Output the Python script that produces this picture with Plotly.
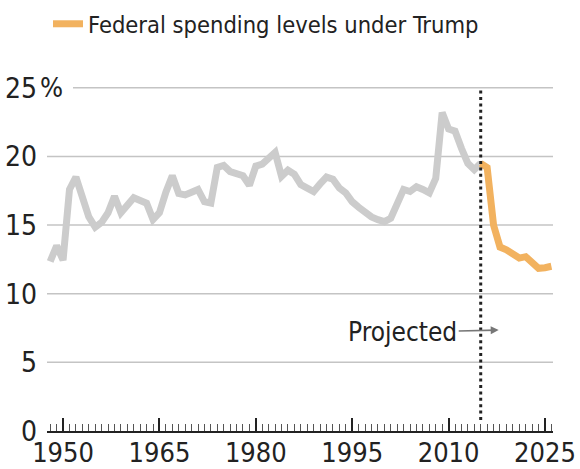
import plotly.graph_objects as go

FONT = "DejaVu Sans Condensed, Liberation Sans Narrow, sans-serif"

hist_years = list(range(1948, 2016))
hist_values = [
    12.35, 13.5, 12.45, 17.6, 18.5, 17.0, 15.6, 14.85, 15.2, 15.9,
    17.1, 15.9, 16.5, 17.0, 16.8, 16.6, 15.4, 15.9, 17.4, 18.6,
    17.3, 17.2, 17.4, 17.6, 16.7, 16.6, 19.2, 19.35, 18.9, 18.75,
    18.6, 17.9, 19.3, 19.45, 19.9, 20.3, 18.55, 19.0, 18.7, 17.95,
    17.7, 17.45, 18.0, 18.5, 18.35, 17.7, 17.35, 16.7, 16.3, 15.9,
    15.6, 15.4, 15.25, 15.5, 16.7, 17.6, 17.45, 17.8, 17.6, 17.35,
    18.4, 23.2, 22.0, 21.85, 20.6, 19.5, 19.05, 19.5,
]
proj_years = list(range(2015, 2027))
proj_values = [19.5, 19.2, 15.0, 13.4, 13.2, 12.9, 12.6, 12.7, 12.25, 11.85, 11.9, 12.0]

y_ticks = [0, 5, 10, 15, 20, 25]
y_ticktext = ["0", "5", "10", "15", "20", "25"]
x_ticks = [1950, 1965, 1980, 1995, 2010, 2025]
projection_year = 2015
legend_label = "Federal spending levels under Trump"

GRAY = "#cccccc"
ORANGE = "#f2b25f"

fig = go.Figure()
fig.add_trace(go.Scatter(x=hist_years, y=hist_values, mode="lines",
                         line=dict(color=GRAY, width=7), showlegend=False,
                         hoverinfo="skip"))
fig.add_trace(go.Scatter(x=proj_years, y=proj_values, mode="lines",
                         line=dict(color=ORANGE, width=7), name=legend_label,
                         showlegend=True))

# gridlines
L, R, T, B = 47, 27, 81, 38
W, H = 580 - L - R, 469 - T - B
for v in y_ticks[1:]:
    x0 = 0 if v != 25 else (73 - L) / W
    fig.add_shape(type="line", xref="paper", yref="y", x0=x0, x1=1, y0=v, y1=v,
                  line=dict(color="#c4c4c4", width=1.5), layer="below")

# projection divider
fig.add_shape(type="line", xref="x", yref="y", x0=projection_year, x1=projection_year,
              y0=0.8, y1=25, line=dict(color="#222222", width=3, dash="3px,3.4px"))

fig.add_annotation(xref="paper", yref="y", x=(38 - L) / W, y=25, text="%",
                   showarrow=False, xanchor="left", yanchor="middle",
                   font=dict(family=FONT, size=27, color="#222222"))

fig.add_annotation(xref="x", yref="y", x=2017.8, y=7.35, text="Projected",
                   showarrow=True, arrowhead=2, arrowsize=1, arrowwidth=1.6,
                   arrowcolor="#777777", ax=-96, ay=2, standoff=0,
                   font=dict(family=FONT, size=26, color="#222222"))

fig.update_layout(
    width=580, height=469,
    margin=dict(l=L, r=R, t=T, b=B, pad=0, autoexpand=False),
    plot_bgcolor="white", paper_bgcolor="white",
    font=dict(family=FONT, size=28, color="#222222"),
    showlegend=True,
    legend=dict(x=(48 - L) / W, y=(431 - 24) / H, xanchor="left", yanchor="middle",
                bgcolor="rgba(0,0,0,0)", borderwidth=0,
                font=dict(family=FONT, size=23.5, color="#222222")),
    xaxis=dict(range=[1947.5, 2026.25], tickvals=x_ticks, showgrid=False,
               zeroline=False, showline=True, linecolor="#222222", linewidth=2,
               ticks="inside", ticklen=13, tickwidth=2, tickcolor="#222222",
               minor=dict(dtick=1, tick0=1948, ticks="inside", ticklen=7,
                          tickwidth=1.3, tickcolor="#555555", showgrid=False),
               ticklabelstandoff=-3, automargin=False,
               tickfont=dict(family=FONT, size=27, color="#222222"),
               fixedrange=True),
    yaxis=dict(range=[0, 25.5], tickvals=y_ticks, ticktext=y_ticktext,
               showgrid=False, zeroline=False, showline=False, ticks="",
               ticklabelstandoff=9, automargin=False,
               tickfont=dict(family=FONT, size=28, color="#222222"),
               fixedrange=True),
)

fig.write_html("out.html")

* Set task: Leave out any pictures, please, and quote only the lines from the top of the data through the line that contains "Sans Condensed, Liberation".

* Result of the task:
Output the Python script that produces this picture with Plotly.
import plotly.graph_objects as go

FONT = "DejaVu Sans Condensed, Liberation Sans Narrow, sans-serif"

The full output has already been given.